I dunno…it just feels like Burning Man has become less counterculture and more “let’s make blinking electronic stuff out in the desert.”
Many people laugh when someone suggests that Burning Man is a “green” event. Nothing could be further from the truth. Some burners know this, and accept it and get on with our burn. The amount of gasoline used to get to the event alone would make some heads spin. You may think it “frivolous”, but no more so than any other festival or event that people like to go to.
That said, my blinky fur car cushions are mounted on my office wall most of the year when they aren’t making people smile at burning man.
It does, now that you mention it.
I’d be interested to hear more about the failures.
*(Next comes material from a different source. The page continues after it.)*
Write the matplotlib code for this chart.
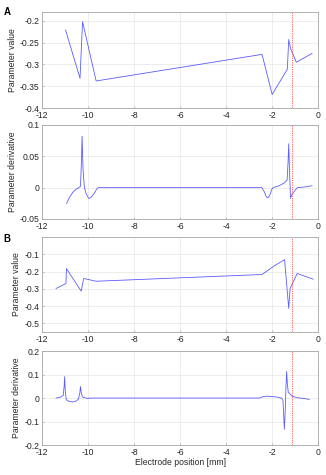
import numpy as np
import matplotlib
matplotlib.use('Agg')
import matplotlib.pyplot as plt

plt.rcParams['font.family'] = ['Liberation Sans', 'DejaVu Sans']
plt.rcParams['font.size'] = 6.2

#%%
# Data
# A - parameter value
xA_val = [-10.98, -10.35, -10.24, -9.65, -2.44, -2.0, -1.34, -1.28, -1.2, -0.95, -0.27]
yA_val = [-0.221, -0.332, -0.202, -0.338, -0.277, -0.369, -0.311, -0.243, -0.263, -0.295, -0.275]
# A - parameter derivative
xA_der = [-10.93, -10.8, -10.65, -10.5, -10.4, -10.33, -10.29, -10.26, -10.22, -10.16, -10.08,
          -9.98, -9.88, -9.75, -9.62, -9.55, -2.45, -2.35, -2.25, -2.18, -2.1, -2.02, -1.96,
          -1.7, -1.45, -1.35, -1.31, -1.28, -1.24, -1.2, -1.16, -1.08, -1.0, -0.9, -0.6, -0.27]
yA_der = [-0.025, -0.015, -0.007, -0.002, 0.0, 0.002, 0.04, 0.082, 0.03, 0.0, -0.01,
          -0.017, -0.016, -0.01, -0.002, 0.0, 0.0, -0.006, -0.015, -0.016, -0.012, -0.003, 0.0,
          0.003, 0.008, 0.012, 0.04, 0.07, 0.02, -0.017, -0.012, -0.008, -0.004, 0.0, 0.001, 0.003]
# B - parameter value
xB_val = [-11.39, -10.96, -10.94, -10.30, -10.19, -9.65, -2.44, -1.91, -1.46, -1.28, -1.22, -0.91, -0.22]
yB_val = [-0.298, -0.269, -0.183, -0.313, -0.240, -0.256, -0.217, -0.167, -0.131, -0.413, -0.298, -0.211, -0.244]
# B - parameter derivative
xB_der = [-11.39, -11.2, -11.08, -11.04, -11.02, -10.99, -10.95, -10.85, -10.67, -10.5, -10.42,
          -10.36, -10.33, -10.29, -10.24, -10.05, -9.8, -2.55, -2.4, -2.25, -1.95, -1.76, -1.6,
          -1.53, -1.5, -1.47, -1.43, -1.4, -1.37, -1.34, -1.3, -1.2, -1.11, -0.89, -0.6, -0.39]
yB_der = [0.0, 0.004, 0.011, 0.05, 0.091, 0.03, -0.007, -0.013, -0.017, -0.012, -0.004,
          0.02, 0.049, 0.02, 0.004, -0.001, 0.0, 0.0, 0.006, 0.008, 0.006, 0.004, 0.0,
          -0.01, -0.07, -0.133, -0.05, 0.05, 0.113, 0.06, 0.025, 0.015, 0.007, 0.001, -0.002, -0.006]

red_line_A = -1.12
red_line_B = -1.15

xticks = np.arange(-12, 1, 2)
labels = ['Parameter value', 'Parameter derivative', 'Parameter value', 'Parameter derivative']

#%%
fig = plt.figure(figsize=(3.26, 4.75), dpi=100)

left, width = 0.129, 0.847
positions = [(left, 0.7726, width, 0.202),
             (left, 0.539, width, 0.198),
             (left, 0.301, width, 0.200),
             (left, 0.063, width, 0.198)]
series = [(xA_val, yA_val, red_line_A), (xA_der, yA_der, red_line_A),
          (xB_val, yB_val, red_line_B), (xB_der, yB_der, red_line_B)]
ylims = [(-0.4, -0.18), (-0.05, 0.1), (-0.55, 0.0), (-0.2, 0.2)]
yticks = [np.arange(-0.4, -0.19, 0.05), np.arange(-0.05, 0.11, 0.05),
          np.arange(-0.5, -0.09, 0.1), np.arange(-0.2, 0.21, 0.1)]
ylabfmt = ['{:g}', '{:g}', '{:.1f}', '{:.1f}']

axes = []
for k in range(4):
    ax = fig.add_axes(positions[k])
    x, y, xr = series[k]
    ax.plot(x, y, color='#3333ff', lw=0.6, alpha=0.8)
    ax.axvline(xr, color='#ff5555', ls=(0, (1.5, 1.2)), lw=0.6)
    ax.set_xlim(-12, 0)
    ax.set_ylim(*ylims[k])
    ax.set_xticks(xticks)
    ax.set_xticklabels([f'{t:d}' for t in xticks])
    ax.set_yticks(yticks[k])
    lab = [ylabfmt[k].format(round(t, 2)) for t in yticks[k]]
    ax.set_yticklabels(['0' if l in ('0.0', '-0.0', '-0') else l for l in lab])
    ax.grid(True, color='#e6e6e6', lw=0.5)
    ax.set_axisbelow(True)
    for s in ax.spines.values():
        s.set_color('#a6a6a6')
        s.set_linewidth(0.6)
    ax.tick_params(direction='in', length=1.5, width=0.5, colors='#a6a6a6',
                   labelcolor='#262626', pad=2)
    ax.set_ylabel(labels[k], color='#262626', labelpad=2)
    axes.append(ax)

axes[3].set_xlabel('Electrode position [mm]', color='#262626', labelpad=1)

fig.text(0.01, 0.985, 'A', fontsize=7, fontweight='bold', va='top')
fig.text(0.01, 0.507, 'B', fontsize=7, fontweight='bold', va='top')

fig.savefig('out.png', dpi=100)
What glue failed? (Tell me it wasn’t hot melt, heh.) Were any of the power supplies autopsied?
How did I miss this?!?
“5V 40A power supplies were used for the tall panels, 5V 30A power supplies for the smaller ones.”
So just 350W total power 16,000 LEDs? 0.022 watts per LED?
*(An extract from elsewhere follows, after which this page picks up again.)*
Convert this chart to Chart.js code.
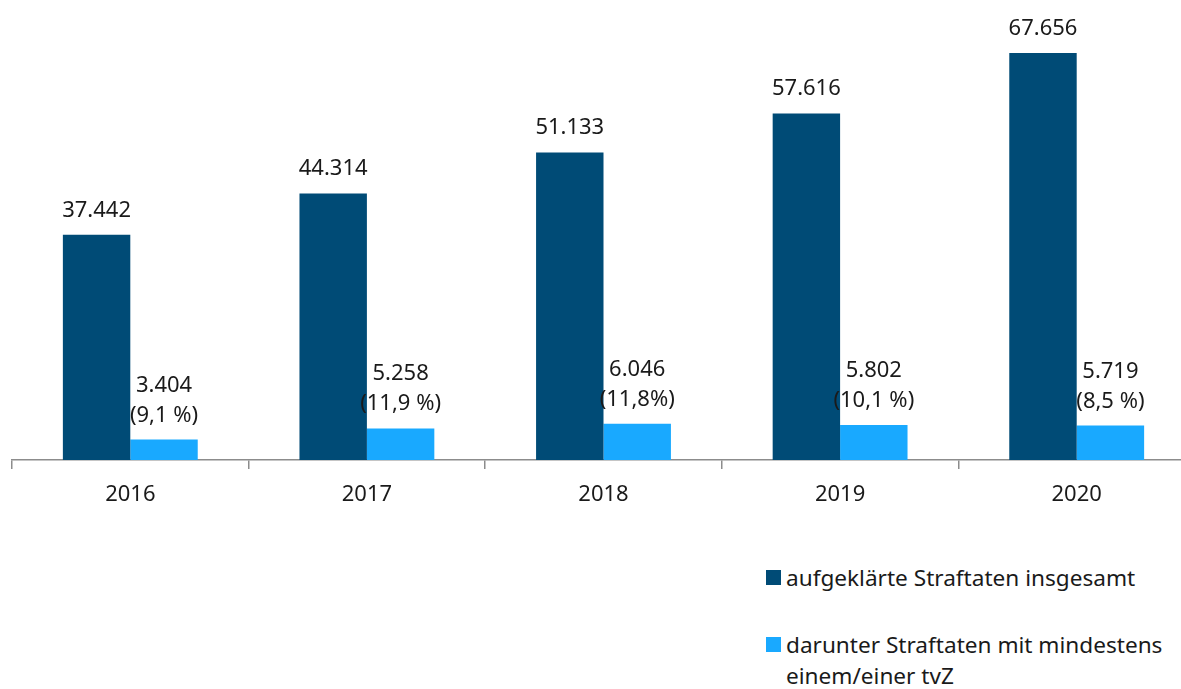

60 mW is typical for an LED. That’s 960 watts. Roughly three times the original post’s claim.
Maybe these only draw 22 mA?
Bigger question — what the heck were they doing with it at five volts for main distribution? High current and all…
I read it as a separate power supply, either 30A/40A, was used for each panel. Eight panels, eight supplies total; rather than the two your wattage figure appears to be based on.
I’m not sure if that 25 KW of audio make for good neighbors. On can choose not to stare at nude unattractive fat people, however escaping loud sound or rank odors isn’t easy to do comfortably.
Methinks you’ve not been to Burning Man….
But they do locate the large sound camps at the 2 ends of the city and require the speakers facing outwards. That only helps a little bit.
http://www.nycresistor.com/2013/09/05/disorient-pyramid/ broken
even the site http://www.nycresistor.com is not found.
Perhaps their website is down?
It’s not broken here. Check your DNS settings.